YOUR OBJECTIVE:
Below is a block of records; reproduce all of them exactly and leave out any pictures.

THE RECORDS:
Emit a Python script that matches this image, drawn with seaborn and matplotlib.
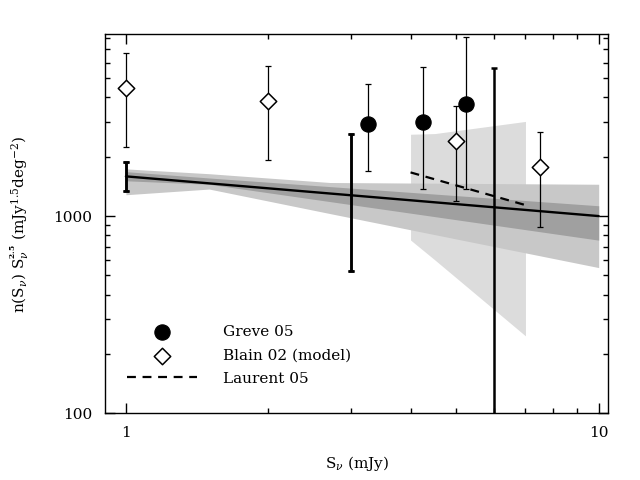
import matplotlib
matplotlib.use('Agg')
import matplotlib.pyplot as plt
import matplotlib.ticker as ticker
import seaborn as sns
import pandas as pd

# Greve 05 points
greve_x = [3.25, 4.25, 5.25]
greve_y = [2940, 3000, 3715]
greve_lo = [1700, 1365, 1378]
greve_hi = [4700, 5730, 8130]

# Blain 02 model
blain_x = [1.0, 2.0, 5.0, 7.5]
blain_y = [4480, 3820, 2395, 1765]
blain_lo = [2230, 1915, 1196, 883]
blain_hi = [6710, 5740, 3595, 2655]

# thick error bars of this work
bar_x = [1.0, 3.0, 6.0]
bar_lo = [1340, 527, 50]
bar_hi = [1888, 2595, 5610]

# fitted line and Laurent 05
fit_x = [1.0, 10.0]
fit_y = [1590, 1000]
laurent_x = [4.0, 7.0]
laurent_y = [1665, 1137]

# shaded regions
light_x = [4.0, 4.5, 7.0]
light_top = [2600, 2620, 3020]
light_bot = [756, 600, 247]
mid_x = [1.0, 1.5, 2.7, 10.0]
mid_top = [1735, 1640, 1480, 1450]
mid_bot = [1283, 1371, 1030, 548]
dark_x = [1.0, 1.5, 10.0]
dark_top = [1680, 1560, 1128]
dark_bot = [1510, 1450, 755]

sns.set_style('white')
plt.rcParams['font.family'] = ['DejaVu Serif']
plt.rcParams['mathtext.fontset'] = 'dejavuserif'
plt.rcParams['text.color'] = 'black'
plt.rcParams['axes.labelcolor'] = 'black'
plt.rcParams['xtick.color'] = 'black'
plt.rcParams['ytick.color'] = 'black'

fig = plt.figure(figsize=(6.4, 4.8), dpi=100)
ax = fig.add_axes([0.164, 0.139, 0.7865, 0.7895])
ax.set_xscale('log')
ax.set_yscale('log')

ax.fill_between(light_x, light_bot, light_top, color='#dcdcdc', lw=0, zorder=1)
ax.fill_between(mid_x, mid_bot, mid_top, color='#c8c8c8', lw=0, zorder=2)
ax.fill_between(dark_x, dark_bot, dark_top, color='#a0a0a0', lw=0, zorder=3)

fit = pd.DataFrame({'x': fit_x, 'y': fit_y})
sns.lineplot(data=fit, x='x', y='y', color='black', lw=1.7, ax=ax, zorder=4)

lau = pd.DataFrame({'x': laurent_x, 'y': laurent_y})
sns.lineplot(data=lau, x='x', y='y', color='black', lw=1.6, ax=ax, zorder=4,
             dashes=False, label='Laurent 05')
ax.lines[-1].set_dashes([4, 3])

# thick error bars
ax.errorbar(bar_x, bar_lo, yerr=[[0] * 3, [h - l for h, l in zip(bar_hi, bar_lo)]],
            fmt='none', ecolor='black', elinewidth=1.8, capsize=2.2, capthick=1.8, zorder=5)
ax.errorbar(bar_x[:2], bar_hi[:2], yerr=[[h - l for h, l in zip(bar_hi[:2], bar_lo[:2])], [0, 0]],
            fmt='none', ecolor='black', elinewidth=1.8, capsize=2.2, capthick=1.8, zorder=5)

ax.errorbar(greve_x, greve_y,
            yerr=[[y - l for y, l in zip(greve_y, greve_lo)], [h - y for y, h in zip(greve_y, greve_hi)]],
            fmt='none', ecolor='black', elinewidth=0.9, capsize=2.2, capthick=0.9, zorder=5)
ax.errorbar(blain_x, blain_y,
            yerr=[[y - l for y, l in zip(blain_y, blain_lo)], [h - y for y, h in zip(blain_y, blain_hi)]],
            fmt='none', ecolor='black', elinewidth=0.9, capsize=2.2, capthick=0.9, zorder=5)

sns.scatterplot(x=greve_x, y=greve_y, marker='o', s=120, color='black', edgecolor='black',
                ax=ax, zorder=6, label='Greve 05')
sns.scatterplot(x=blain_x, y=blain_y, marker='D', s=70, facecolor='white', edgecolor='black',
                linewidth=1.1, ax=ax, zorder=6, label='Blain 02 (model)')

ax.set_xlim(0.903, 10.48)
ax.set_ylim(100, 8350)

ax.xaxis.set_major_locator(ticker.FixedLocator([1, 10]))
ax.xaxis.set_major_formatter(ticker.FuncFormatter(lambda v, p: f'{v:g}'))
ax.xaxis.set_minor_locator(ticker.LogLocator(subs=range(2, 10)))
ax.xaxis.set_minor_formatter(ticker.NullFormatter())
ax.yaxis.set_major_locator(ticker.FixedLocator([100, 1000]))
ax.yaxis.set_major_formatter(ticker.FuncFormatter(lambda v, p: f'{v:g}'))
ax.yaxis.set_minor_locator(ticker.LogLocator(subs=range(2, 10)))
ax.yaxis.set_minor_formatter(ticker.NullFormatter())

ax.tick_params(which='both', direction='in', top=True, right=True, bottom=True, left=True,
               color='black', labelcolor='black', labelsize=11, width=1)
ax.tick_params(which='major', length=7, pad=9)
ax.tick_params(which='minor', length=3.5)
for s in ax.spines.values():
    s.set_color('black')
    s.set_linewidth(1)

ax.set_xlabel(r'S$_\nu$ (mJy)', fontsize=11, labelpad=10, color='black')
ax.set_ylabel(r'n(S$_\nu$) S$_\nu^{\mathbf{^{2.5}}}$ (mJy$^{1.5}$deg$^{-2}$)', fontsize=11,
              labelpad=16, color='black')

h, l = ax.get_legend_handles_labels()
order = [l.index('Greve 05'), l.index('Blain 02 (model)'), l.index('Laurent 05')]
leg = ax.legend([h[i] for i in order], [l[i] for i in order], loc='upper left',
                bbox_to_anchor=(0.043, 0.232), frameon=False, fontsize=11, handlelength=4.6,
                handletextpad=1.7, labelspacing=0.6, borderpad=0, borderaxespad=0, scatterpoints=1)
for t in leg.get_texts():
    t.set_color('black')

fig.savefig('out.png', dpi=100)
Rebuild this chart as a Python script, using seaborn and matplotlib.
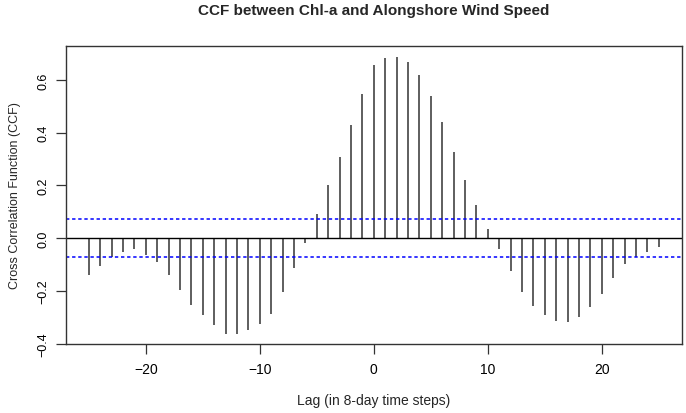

SOLUTION TO THE EXERCISE:
Emit a Python script that matches this image, drawn with seaborn and matplotlib.
import matplotlib
matplotlib.use('Agg')
import matplotlib.pyplot as plt
import matplotlib.ticker as ticker
import seaborn as sns
import pandas as pd

# Greve 05 points
greve_x = [3.25, 4.25, 5.25]
greve_y = [2940, 3000, 3715]
greve_lo = [1700, 1365, 1378]
greve_hi = [4700, 5730, 8130]

# Blain 02 model
blain_x = [1.0, 2.0, 5.0, 7.5]
blain_y = [4480, 3820, 2395, 1765]
blain_lo = [2230, 1915, 1196, 883]
blain_hi = [6710, 5740, 3595, 2655]

# thick error bars of this work
bar_x = [1.0, 3.0, 6.0]
bar_lo = [1340, 527, 50]
bar_hi = [1888, 2595, 5610]

# fitted line and Laurent 05
fit_x = [1.0, 10.0]
fit_y = [1590, 1000]
laurent_x = [4.0, 7.0]
laurent_y = [1665, 1137]

# shaded regions
light_x = [4.0, 4.5, 7.0]
light_top = [2600, 2620, 3020]
light_bot = [756, 600, 247]
mid_x = [1.0, 1.5, 2.7, 10.0]
mid_top = [1735, 1640, 1480, 1450]
mid_bot = [1283, 1371, 1030, 548]
dark_x = [1.0, 1.5, 10.0]
dark_top = [1680, 1560, 1128]
dark_bot = [1510, 1450, 755]

sns.set_style('white')
plt.rcParams['font.family'] = ['DejaVu Serif']
plt.rcParams['mathtext.fontset'] = 'dejavuserif'
plt.rcParams['text.color'] = 'black'
plt.rcParams['axes.labelcolor'] = 'black'
plt.rcParams['xtick.color'] = 'black'
plt.rcParams['ytick.color'] = 'black'

fig = plt.figure(figsize=(6.4, 4.8), dpi=100)
ax = fig.add_axes([0.164, 0.139, 0.7865, 0.7895])
ax.set_xscale('log')
ax.set_yscale('log')

ax.fill_between(light_x, light_bot, light_top, color='#dcdcdc', lw=0, zorder=1)
ax.fill_between(mid_x, mid_bot, mid_top, color='#c8c8c8', lw=0, zorder=2)
ax.fill_between(dark_x, dark_bot, dark_top, color='#a0a0a0', lw=0, zorder=3)

fit = pd.DataFrame({'x': fit_x, 'y': fit_y})
sns.lineplot(data=fit, x='x', y='y', color='black', lw=1.7, ax=ax, zorder=4)

lau = pd.DataFrame({'x': laurent_x, 'y': laurent_y})
sns.lineplot(data=lau, x='x', y='y', color='black', lw=1.6, ax=ax, zorder=4,
             dashes=False, label='Laurent 05')
ax.lines[-1].set_dashes([4, 3])

# thick error bars
ax.errorbar(bar_x, bar_lo, yerr=[[0] * 3, [h - l for h, l in zip(bar_hi, bar_lo)]],
            fmt='none', ecolor='black', elinewidth=1.8, capsize=2.2, capthick=1.8, zorder=5)
ax.errorbar(bar_x[:2], bar_hi[:2], yerr=[[h - l for h, l in zip(bar_hi[:2], bar_lo[:2])], [0, 0]],
            fmt='none', ecolor='black', elinewidth=1.8, capsize=2.2, capthick=1.8, zorder=5)

ax.errorbar(greve_x, greve_y,
            yerr=[[y - l for y, l in zip(greve_y, greve_lo)], [h - y for y, h in zip(greve_y, greve_hi)]],
            fmt='none', ecolor='black', elinewidth=0.9, capsize=2.2, capthick=0.9, zorder=5)
ax.errorbar(blain_x, blain_y,
            yerr=[[y - l for y, l in zip(blain_y, blain_lo)], [h - y for y, h in zip(blain_y, blain_hi)]],
            fmt='none', ecolor='black', elinewidth=0.9, capsize=2.2, capthick=0.9, zorder=5)

sns.scatterplot(x=greve_x, y=greve_y, marker='o', s=120, color='black', edgecolor='black',
                ax=ax, zorder=6, label='Greve 05')
sns.scatterplot(x=blain_x, y=blain_y, marker='D', s=70, facecolor='white', edgecolor='black',
                linewidth=1.1, ax=ax, zorder=6, label='Blain 02 (model)')

ax.set_xlim(0.903, 10.48)
ax.set_ylim(100, 8350)

ax.xaxis.set_major_locator(ticker.FixedLocator([1, 10]))
ax.xaxis.set_major_formatter(ticker.FuncFormatter(lambda v, p: f'{v:g}'))
ax.xaxis.set_minor_locator(ticker.LogLocator(subs=range(2, 10)))
ax.xaxis.set_minor_formatter(ticker.NullFormatter())
ax.yaxis.set_major_locator(ticker.FixedLocator([100, 1000]))
ax.yaxis.set_major_formatter(ticker.FuncFormatter(lambda v, p: f'{v:g}'))
ax.yaxis.set_minor_locator(ticker.LogLocator(subs=range(2, 10)))
ax.yaxis.set_minor_formatter(ticker.NullFormatter())

ax.tick_params(which='both', direction='in', top=True, right=True, bottom=True, left=True,
               color='black', labelcolor='black', labelsize=11, width=1)
ax.tick_params(which='major', length=7, pad=9)
ax.tick_params(which='minor', length=3.5)
for s in ax.spines.values():
    s.set_color('black')
    s.set_linewidth(1)

ax.set_xlabel(r'S$_\nu$ (mJy)', fontsize=11, labelpad=10, color='black')
ax.set_ylabel(r'n(S$_\nu$) S$_\nu^{\mathbf{^{2.5}}}$ (mJy$^{1.5}$deg$^{-2}$)', fontsize=11,
              labelpad=16, color='black')

h, l = ax.get_legend_handles_labels()
order = [l.index('Greve 05'), l.index('Blain 02 (model)'), l.index('Laurent 05')]
leg = ax.legend([h[i] for i in order], [l[i] for i in order], loc='upper left',
                bbox_to_anchor=(0.043, 0.232), frameon=False, fontsize=11, handlelength=4.6,
                handletextpad=1.7, labelspacing=0.6, borderpad=0, borderaxespad=0, scatterpoints=1)
for t in leg.get_texts():
    t.set_color('black')

fig.savefig('out.png', dpi=100)
Rebuild this chart as a Python script, using seaborn and matplotlib.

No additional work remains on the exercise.